# AHCI BIOS not installed, BSOD



## patcaton (Aug 16, 2008)

With my new computer build, I was experiencing periodic freezes and BSODs, but only when doing very intensive tasks such as video games or compiling homemade movies with Adobe Premiere. For regular tasks such as word processing, surfing the web...no problems at all. I noticed that the following line appears on the screen immediately after startup, just below the list of identified hard drives: "AHCI BIOS not installed". I'm running two SATA drives, but not in a RAID configuration. Intel's own advice is to keep their RAID controller in RAID mode with SATA drives, even if you aren't using RAID, as this enables both AHCI and RAID, and will allow you to switch to RAID in the future. 

Hmm. When I built the system, I slipstreamed the RAID driver into the windows install using nLite. Intel's support service thinks this "AHCI BIOS not installed" line is a problem, and first suggested I just reinstall the OS, making sure to include AHCI drivers as well as RAID drivers. Then, when I pushed them, they said this wouldn't work, and told me to replace the mobo.

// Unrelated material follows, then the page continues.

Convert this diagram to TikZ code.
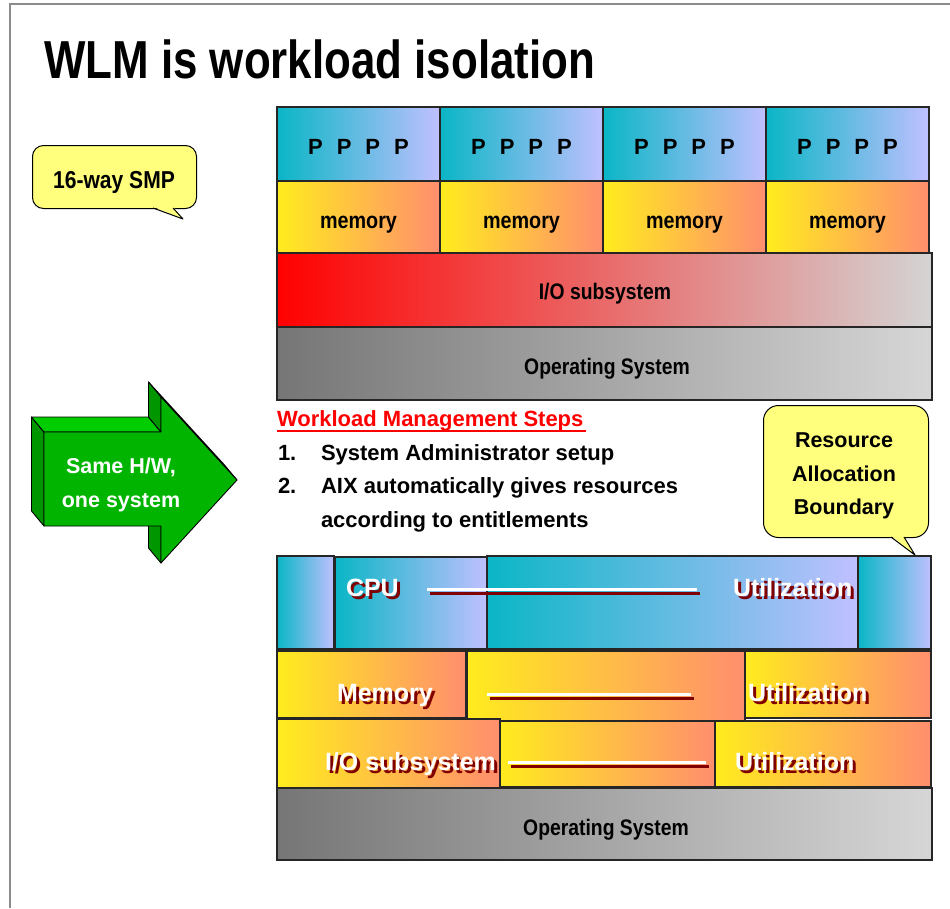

I'm confused. Fist, how can a operating system install affect what is, or is not, installed in the BIOS? (Why would reinstalling the OS with any driver affect the AHCI BIOS being installed or not?) Certainly, I've flashed the latest BIOS updates, so it's current. Has anyone else seen this "AHCI BIOS not installed" line? I've found a few instances on the web, but they all seem tied to much more constant BSOD, and typically due to setting the BIOS drive configuration to IDE when it should be RAID/AHCI or some combination. I'm pretty sure I have that set to Intel's specs. Just seems curious that my whole mobo is just bad, and I don't want to replace unless I have to. Any ideas?

Details:
Win XP Pro
Intel DP35DP mobo
Core 2 Duo E6750 2.66 GHz
2x1GB OCZ 5-5-5 DDR2 RAM
ATI Radeon HD 2600 Pro
WD 320 GB and 500 GB RE2 enterprise drives, non-RAID


----------



## manic (Aug 2, 2005)

I would dump that board. Ahci is for ide devices. Intel telling you to
leave raid enabled, even though you are not in a raid array sounds 
flakey to me.


----------



## patcaton (Aug 16, 2008)

Huh?

From Intel's website:

"The Advanced Host Controller Interface (AHCI) specification describes the register-level interface for a Host Controller for Serial ATA. The specification includes a description of the hardware/software interface between system software and the host controller hardware."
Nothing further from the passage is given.